Theoretically, Whitten had the experienced area professionals, staff, and informers to conduct a sweeping investigation into Oswald's activities in Mexico City, but during the short time that Whitten was in charge of the investigation he ran into a stone wall. The FBI deluged his branch with thousands of reports containing bits and fragments of witness testimony that required laborious and time-consuming name checks. Whitten characterized most of the FBI information as "weirdo stuff." None of this mountain of paper contained vital information that was critical to any legitimate probe into the assassination. For example, Whitten knew nothing of Oswald's alleged pro-Castro activities in New Orleans during the summer of 1963, Oswald's so-called Historic Diary with insights into his years in the Soviet Union, or the FBI's assertion that JFK's charged assailant had attempted to take the life of General Edwin Walker. Whitten knew none of this until, at Katzenbach's December 6 invitation, he was allowed to read CD 1. By that time Helms and Angleton were preparing to pull the investigation out from under him.

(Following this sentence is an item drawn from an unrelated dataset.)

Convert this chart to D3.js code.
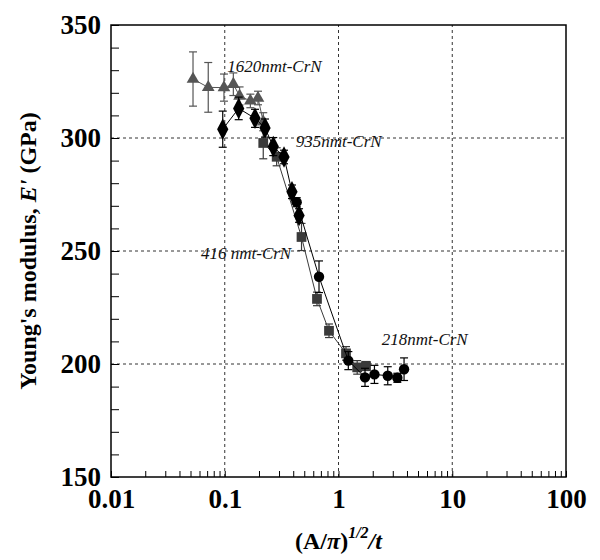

In the chain of command for WH-3, COS Win Scott was under Whitten and, in the bureaucratic scheme of things, expected to report directly to Whitten. But Scott, Whitten's subordinate, never told him about Oswald's contacts with the Cuban and Soviet embassies until the day Kennedy was assassinated. Equally remarkable was the fact that Whitten had never heard of Lee Harvey Oswald until November 22, 1963, even though the CIA had a restricted 201 pre assassination file on Oswald held by the Counterintelligence/Special Investigative Group, indicating that this branch of the CIA confined to sensitive counterintelligence operations may have had a special interest in former marine PFC Lee Harvey Oswald."